## Start

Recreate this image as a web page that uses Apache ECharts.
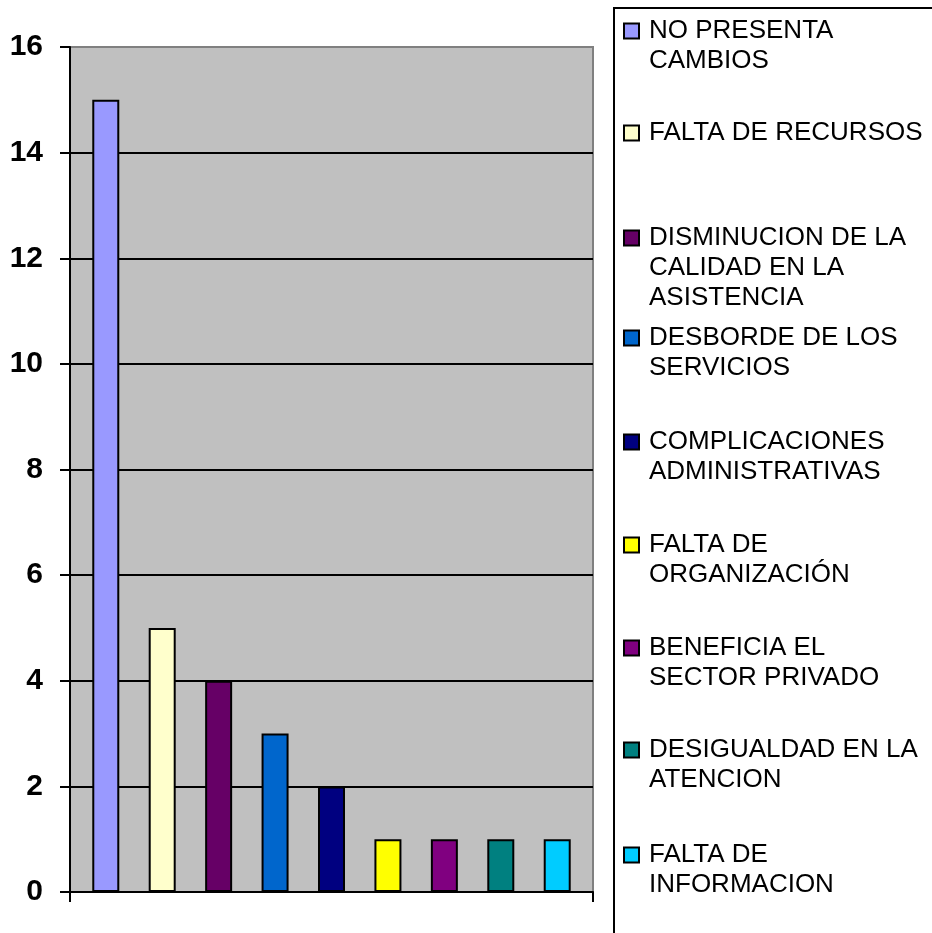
<!DOCTYPE html>
<html>
<head>
<meta charset="utf-8">
<script src="https://cdn.jsdelivr.net/npm/echarts@6/dist/echarts.min.js"></script>
<style>
  html, body { margin: 0; padding: 0; background: #fff; }
  #chart { width: 932px; height: 933px; }
</style>
</head>
<body>
<div id="chart"></div>
<script>
// ---- data ----
const categories = [''];
const seriesNames = [
  'NO PRESENTA CAMBIOS',
  'FALTA DE RECURSOS',
  'DISMINUCION DE LA CALIDAD EN LA ASISTENCIA',
  'DESBORDE DE LOS SERVICIOS',
  'COMPLICACIONES ADMINISTRATIVAS',
  'FALTA DE ORGANIZACIÓN',
  'BENEFICIA EL SECTOR PRIVADO',
  'DESIGUALDAD EN LA ATENCION',
  'FALTA DE INFORMACION'
];
const legendLines = [
  ['NO PRESENTA', 'CAMBIOS'],
  ['FALTA DE RECURSOS'],
  ['DISMINUCION DE LA', 'CALIDAD EN LA', 'ASISTENCIA'],
  ['DESBORDE DE LOS', 'SERVICIOS'],
  ['COMPLICACIONES', 'ADMINISTRATIVAS'],
  ['FALTA DE', 'ORGANIZACIÓN'],
  ['BENEFICIA EL', 'SECTOR PRIVADO'],
  ['DESIGUALDAD EN LA', 'ATENCION'],
  ['FALTA DE', 'INFORMACION']
];
const values = [15, 5, 4, 3, 2, 1, 1, 1, 1];
const colors = ['#9999FF', '#FFFFCC', '#660066', '#0066CC', '#000080', '#FFFF00', '#800080', '#008080', '#00CCFF'];
const yMin = 0, yMax = 16, yInterval = 2;

// ---- layout ----
const FONT = "'Liberation Sans', Arial, sans-serif";
const LH = 30;
const legendCapTops = [21, 123, 228, 328, 432, 535, 638, 740, 845];

const series = seriesNames.map((name, i) => ({
  name: name,
  type: 'bar',
  data: [values[i]],
  barWidth: 27,
  barGap: '109%',
  itemStyle: { color: colors[i], borderColor: '#000', borderWidth: 2 }
}));

const legends = seriesNames.map((name, i) => {
  const n = legendLines[i].length;
  return {
    orient: 'vertical',
    left: 623,
    top: legendCapTops[i] - 5 - (n - 1) * LH,
    padding: 0,
    data: [name],
    icon: 'rect',
    itemWidth: 15,
    itemHeight: 15,
    itemStyle: { borderColor: '#000', borderWidth: 2 },
    selectedMode: false,
    // leading blank lines keep the first text line level with the icon
    formatter: () => '\n'.repeat(n - 1) + legendLines[i].join('\n'),
    textStyle: {
      fontFamily: FONT,
      fontSize: 26,
      color: '#000',
      lineHeight: LH,
      padding: [0, 0, 0, 5]
    },
    z: 10
  };
});

const chart = echarts.init(document.getElementById('chart'), null, { renderer: 'canvas' });
chart.setOption({
  animation: false,
  backgroundColor: '#fff',
  graphic: [{
    type: 'rect',
    shape: { x: 614, y: 8, width: 400, height: 1000 },
    style: { fill: '#fff', stroke: '#000', lineWidth: 2 },
    z: -1
  }],
  grid: {
    left: 70, right: 339, top: 47, bottom: 41,
    show: true,
    backgroundColor: '#C0C0C0',
    borderColor: '#808080',
    borderWidth: 2
  },
  legend: legends,
  xAxis: {
    type: 'category',
    data: categories,
    axisLine: { show: true, lineStyle: { color: '#000', width: 2 } },
    axisTick: { show: true, length: 10, lineStyle: { color: '#000', width: 2 } },
    axisLabel: { show: false },
    splitLine: { show: false }
  },
  yAxis: {
    type: 'value',
    min: yMin, max: yMax, interval: yInterval,
    axisLine: { show: true, lineStyle: { color: '#000', width: 2 } },
    axisTick: { show: true, length: 10, lineStyle: { color: '#000', width: 2 } },
    axisLabel: { margin: 27, fontFamily: FONT, fontSize: 30, fontWeight: 'bold', color: '#000' },
    splitLine: { show: true, showMinLine: false, showMaxLine: false, lineStyle: { color: '#000', width: 2 } }
  },
  series: series
});
</script>
</body>
</html>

## End

▶ **DIRECTIONS**
Reproduce the full material exactly, excluding the pictures.

▶ **WRITTEN ANSWER**
Recreate this image as a web page that uses Apache ECharts.
<!DOCTYPE html>
<html>
<head>
<meta charset="utf-8">
<script src="https://cdn.jsdelivr.net/npm/echarts@6/dist/echarts.min.js"></script>
<style>
  html, body { margin: 0; padding: 0; background: #fff; }
  #chart { width: 932px; height: 933px; }
</style>
</head>
<body>
<div id="chart"></div>
<script>
// ---- data ----
const categories = [''];
const seriesNames = [
  'NO PRESENTA CAMBIOS',
  'FALTA DE RECURSOS',
  'DISMINUCION DE LA CALIDAD EN LA ASISTENCIA',
  'DESBORDE DE LOS SERVICIOS',
  'COMPLICACIONES ADMINISTRATIVAS',
  'FALTA DE ORGANIZACIÓN',
  'BENEFICIA EL SECTOR PRIVADO',
  'DESIGUALDAD EN LA ATENCION',
  'FALTA DE INFORMACION'
];
const legendLines = [
  ['NO PRESENTA', 'CAMBIOS'],
  ['FALTA DE RECURSOS'],
  ['DISMINUCION DE LA', 'CALIDAD EN LA', 'ASISTENCIA'],
  ['DESBORDE DE LOS', 'SERVICIOS'],
  ['COMPLICACIONES', 'ADMINISTRATIVAS'],
  ['FALTA DE', 'ORGANIZACIÓN'],
  ['BENEFICIA EL', 'SECTOR PRIVADO'],
  ['DESIGUALDAD EN LA', 'ATENCION'],
  ['FALTA DE', 'INFORMACION']
];
const values = [15, 5, 4, 3, 2, 1, 1, 1, 1];
const colors = ['#9999FF', '#FFFFCC', '#660066', '#0066CC', '#000080', '#FFFF00', '#800080', '#008080', '#00CCFF'];
const yMin = 0, yMax = 16, yInterval = 2;

// ---- layout ----
const FONT = "'Liberation Sans', Arial, sans-serif";
const LH = 30;
const legendCapTops = [21, 123, 228, 328, 432, 535, 638, 740, 845];

const series = seriesNames.map((name, i) => ({
  name: name,
  type: 'bar',
  data: [values[i]],
  barWidth: 27,
  barGap: '109%',
  itemStyle: { color: colors[i], borderColor: '#000', borderWidth: 2 }
}));

const legends = seriesNames.map((name, i) => {
  const n = legendLines[i].length;
  return {
    orient: 'vertical',
    left: 623,
    top: legendCapTops[i] - 5 - (n - 1) * LH,
    padding: 0,
    data: [name],
    icon: 'rect',
    itemWidth: 15,
    itemHeight: 15,
    itemStyle: { borderColor: '#000', borderWidth: 2 },
    selectedMode: false,
    // leading blank lines keep the first text line level with the icon
    formatter: () => '\n'.repeat(n - 1) + legendLines[i].join('\n'),
    textStyle: {
      fontFamily: FONT,
      fontSize: 26,
      color: '#000',
      lineHeight: LH,
      padding: [0, 0, 0, 5]
    },
    z: 10
  };
});

const chart = echarts.init(document.getElementById('chart'), null, { renderer: 'canvas' });
chart.setOption({
  animation: false,
  backgroundColor: '#fff',
  graphic: [{
    type: 'rect',
    shape: { x: 614, y: 8, width: 400, height: 1000 },
    style: { fill: '#fff', stroke: '#000', lineWidth: 2 },
    z: -1
  }],
  grid: {
    left: 70, right: 339, top: 47, bottom: 41,
    show: true,
    backgroundColor: '#C0C0C0',
    borderColor: '#808080',
    borderWidth: 2
  },
  legend: legends,
  xAxis: {
    type: 'category',
    data: categories,
    axisLine: { show: true, lineStyle: { color: '#000', width: 2 } },
    axisTick: { show: true, length: 10, lineStyle: { color: '#000', width: 2 } },
    axisLabel: { show: false },
    splitLine: { show: false }
  },
  yAxis: {
    type: 'value',
    min: yMin, max: yMax, interval: yInterval,
    axisLine: { show: true, lineStyle: { color: '#000', width: 2 } },
    axisTick: { show: true, length: 10, lineStyle: { color: '#000', width: 2 } },
    axisLabel: { margin: 27, fontFamily: FONT, fontSize: 30, fontWeight: 'bold', color: '#000' },
    splitLine: { show: true, showMinLine: false, showMaxLine: false, lineStyle: { color: '#000', width: 2 } }
  },
  series: series
});
</script>
</body>
</html>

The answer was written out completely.